+++ PROVIDED RECORDS
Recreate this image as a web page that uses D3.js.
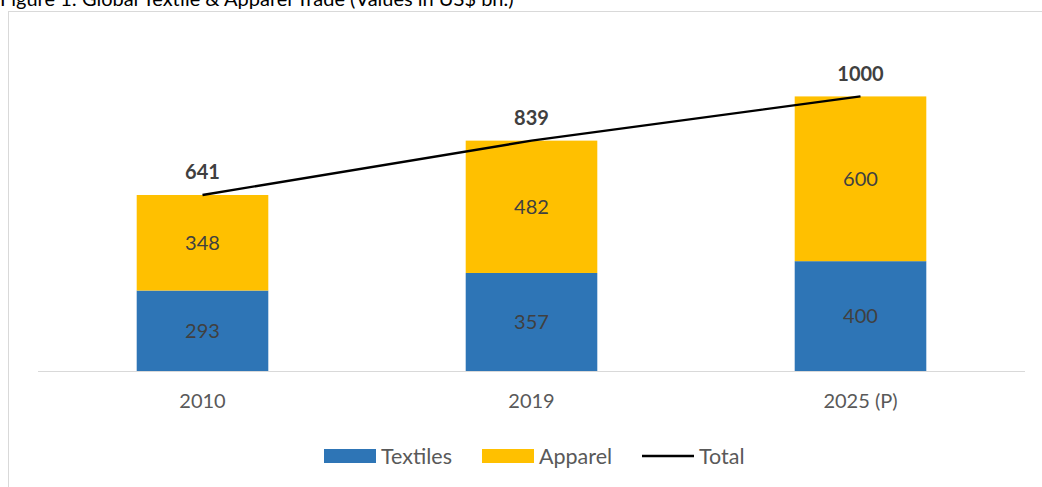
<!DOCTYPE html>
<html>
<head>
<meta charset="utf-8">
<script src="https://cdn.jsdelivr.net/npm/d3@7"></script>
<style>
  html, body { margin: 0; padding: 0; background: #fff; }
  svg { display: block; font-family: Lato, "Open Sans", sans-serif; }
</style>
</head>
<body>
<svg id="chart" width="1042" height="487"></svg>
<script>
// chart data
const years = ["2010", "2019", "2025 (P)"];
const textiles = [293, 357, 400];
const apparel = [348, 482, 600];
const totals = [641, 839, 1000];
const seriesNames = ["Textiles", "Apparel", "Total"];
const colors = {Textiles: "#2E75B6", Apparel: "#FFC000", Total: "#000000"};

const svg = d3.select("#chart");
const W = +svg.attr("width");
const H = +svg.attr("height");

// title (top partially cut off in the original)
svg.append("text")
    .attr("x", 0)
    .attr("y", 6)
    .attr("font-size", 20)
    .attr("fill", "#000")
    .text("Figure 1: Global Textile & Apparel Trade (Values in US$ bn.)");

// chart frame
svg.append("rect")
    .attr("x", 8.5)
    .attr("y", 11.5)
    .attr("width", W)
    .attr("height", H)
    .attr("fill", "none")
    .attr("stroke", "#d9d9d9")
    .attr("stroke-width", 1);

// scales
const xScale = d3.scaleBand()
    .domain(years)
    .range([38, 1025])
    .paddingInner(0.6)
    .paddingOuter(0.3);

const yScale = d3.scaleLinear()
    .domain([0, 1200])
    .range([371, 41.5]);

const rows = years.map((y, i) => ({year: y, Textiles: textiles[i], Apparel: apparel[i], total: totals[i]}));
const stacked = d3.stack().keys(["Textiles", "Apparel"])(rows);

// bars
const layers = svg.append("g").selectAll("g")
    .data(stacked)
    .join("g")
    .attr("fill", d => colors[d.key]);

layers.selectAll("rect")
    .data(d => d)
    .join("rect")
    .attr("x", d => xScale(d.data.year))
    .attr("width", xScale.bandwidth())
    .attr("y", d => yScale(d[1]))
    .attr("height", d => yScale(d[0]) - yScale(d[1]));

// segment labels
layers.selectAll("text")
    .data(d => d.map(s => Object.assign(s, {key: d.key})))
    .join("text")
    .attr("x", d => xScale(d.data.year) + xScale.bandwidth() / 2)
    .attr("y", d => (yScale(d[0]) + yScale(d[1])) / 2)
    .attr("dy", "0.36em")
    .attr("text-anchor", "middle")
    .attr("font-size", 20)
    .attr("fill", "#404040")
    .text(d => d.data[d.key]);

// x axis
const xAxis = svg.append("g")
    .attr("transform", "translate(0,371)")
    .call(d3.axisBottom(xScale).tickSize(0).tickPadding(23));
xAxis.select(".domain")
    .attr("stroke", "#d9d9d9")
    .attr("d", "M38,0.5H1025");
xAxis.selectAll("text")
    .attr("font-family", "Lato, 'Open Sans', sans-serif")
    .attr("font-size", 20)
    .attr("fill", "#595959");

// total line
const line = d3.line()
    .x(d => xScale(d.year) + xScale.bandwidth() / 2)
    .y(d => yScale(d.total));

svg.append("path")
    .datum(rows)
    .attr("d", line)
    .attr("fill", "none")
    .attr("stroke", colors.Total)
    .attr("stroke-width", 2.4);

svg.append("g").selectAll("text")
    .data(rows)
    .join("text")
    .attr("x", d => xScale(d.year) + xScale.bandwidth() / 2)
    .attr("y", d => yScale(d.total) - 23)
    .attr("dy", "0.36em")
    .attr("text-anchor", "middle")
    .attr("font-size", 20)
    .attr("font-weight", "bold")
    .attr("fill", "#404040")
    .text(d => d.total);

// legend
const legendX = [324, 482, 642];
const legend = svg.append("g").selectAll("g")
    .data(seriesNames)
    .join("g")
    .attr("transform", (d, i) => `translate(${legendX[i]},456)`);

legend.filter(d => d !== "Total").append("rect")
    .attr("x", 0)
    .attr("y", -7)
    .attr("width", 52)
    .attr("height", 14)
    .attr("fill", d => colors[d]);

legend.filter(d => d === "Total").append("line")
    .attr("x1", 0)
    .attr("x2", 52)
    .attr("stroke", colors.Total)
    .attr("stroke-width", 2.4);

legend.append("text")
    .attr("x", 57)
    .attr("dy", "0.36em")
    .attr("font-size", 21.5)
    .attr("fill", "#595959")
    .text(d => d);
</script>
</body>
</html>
++++++
+++ PROVIDED RECORDS
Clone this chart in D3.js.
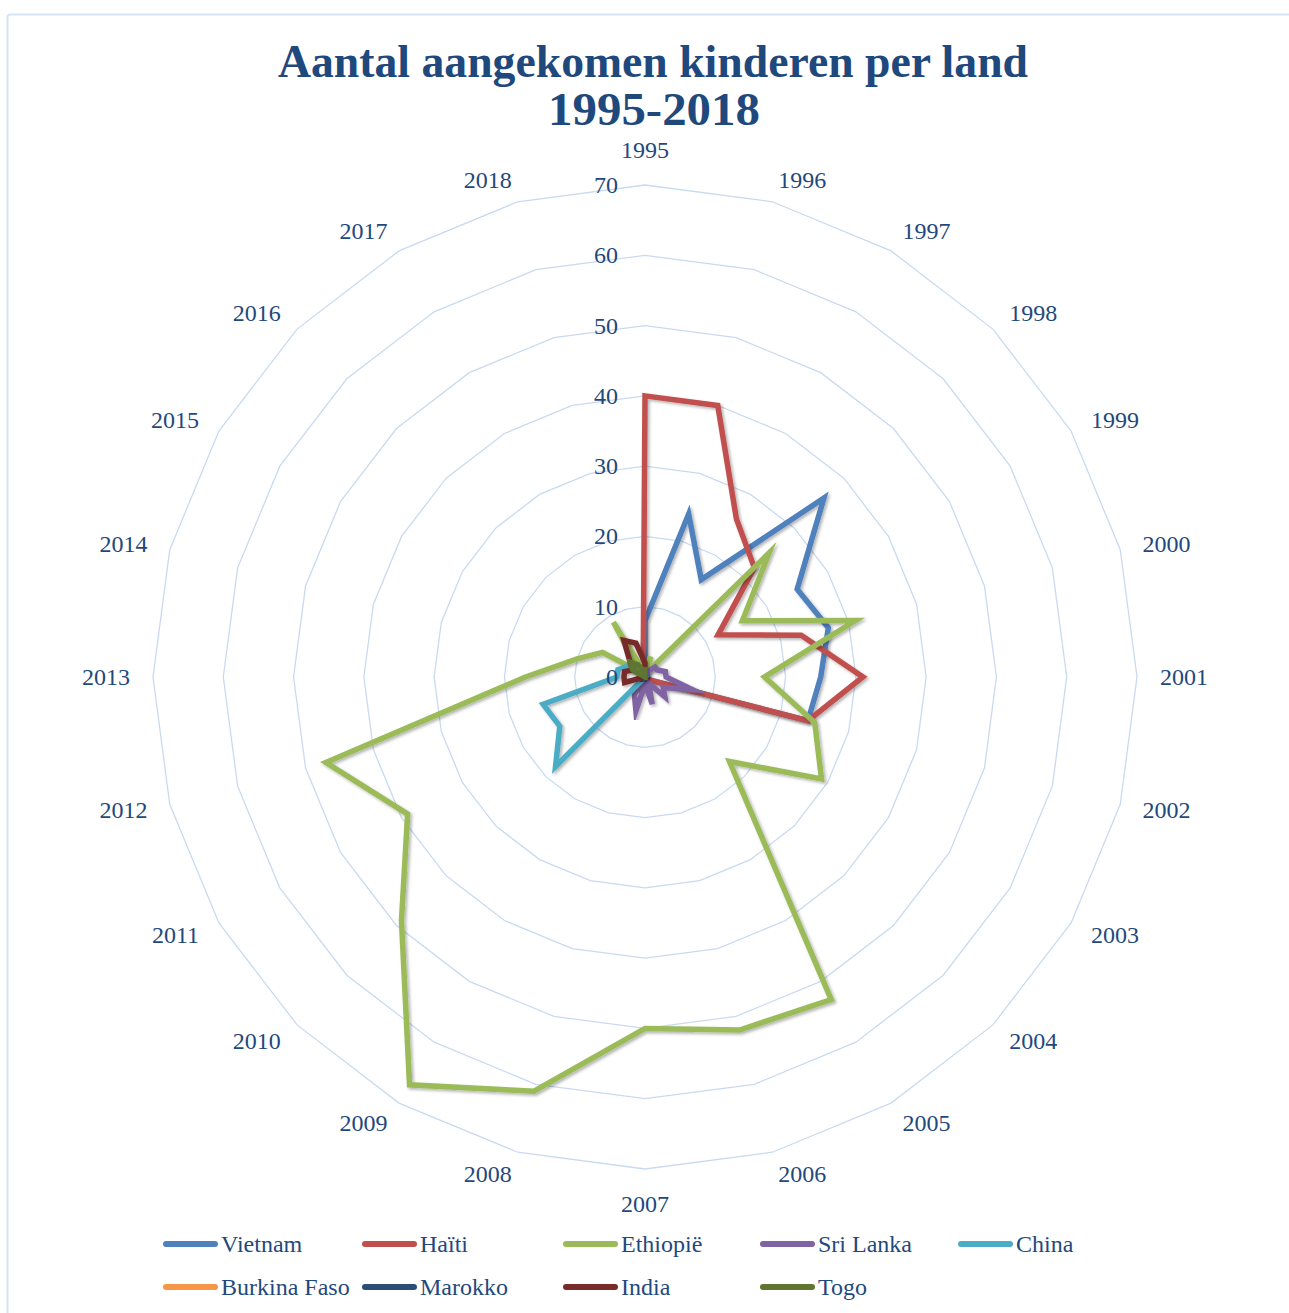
++++++
WHAT NEEDS TO BE DONE: Make an exact copy of the lines from the one holding "Recreate this image" through the one holding "1: Global Textile", end lines included, without the pictures.

RESPONSE FOR THIS EXERCISE:
Recreate this image as a web page that uses D3.js.
<!DOCTYPE html>
<html>
<head>
<meta charset="utf-8">
<script src="https://cdn.jsdelivr.net/npm/d3@7"></script>
<style>
  html, body { margin: 0; padding: 0; background: #fff; }
  svg { display: block; font-family: Lato, "Open Sans", sans-serif; }
</style>
</head>
<body>
<svg id="chart" width="1042" height="487"></svg>
<script>
// chart data
const years = ["2010", "2019", "2025 (P)"];
const textiles = [293, 357, 400];
const apparel = [348, 482, 600];
const totals = [641, 839, 1000];
const seriesNames = ["Textiles", "Apparel", "Total"];
const colors = {Textiles: "#2E75B6", Apparel: "#FFC000", Total: "#000000"};

const svg = d3.select("#chart");
const W = +svg.attr("width");
const H = +svg.attr("height");

// title (top partially cut off in the original)
svg.append("text")
    .attr("x", 0)
    .attr("y", 6)
    .attr("font-size", 20)
    .attr("fill", "#000")
    .text("Figure 1: Global Textile & Apparel Trade (Values in US$ bn.)");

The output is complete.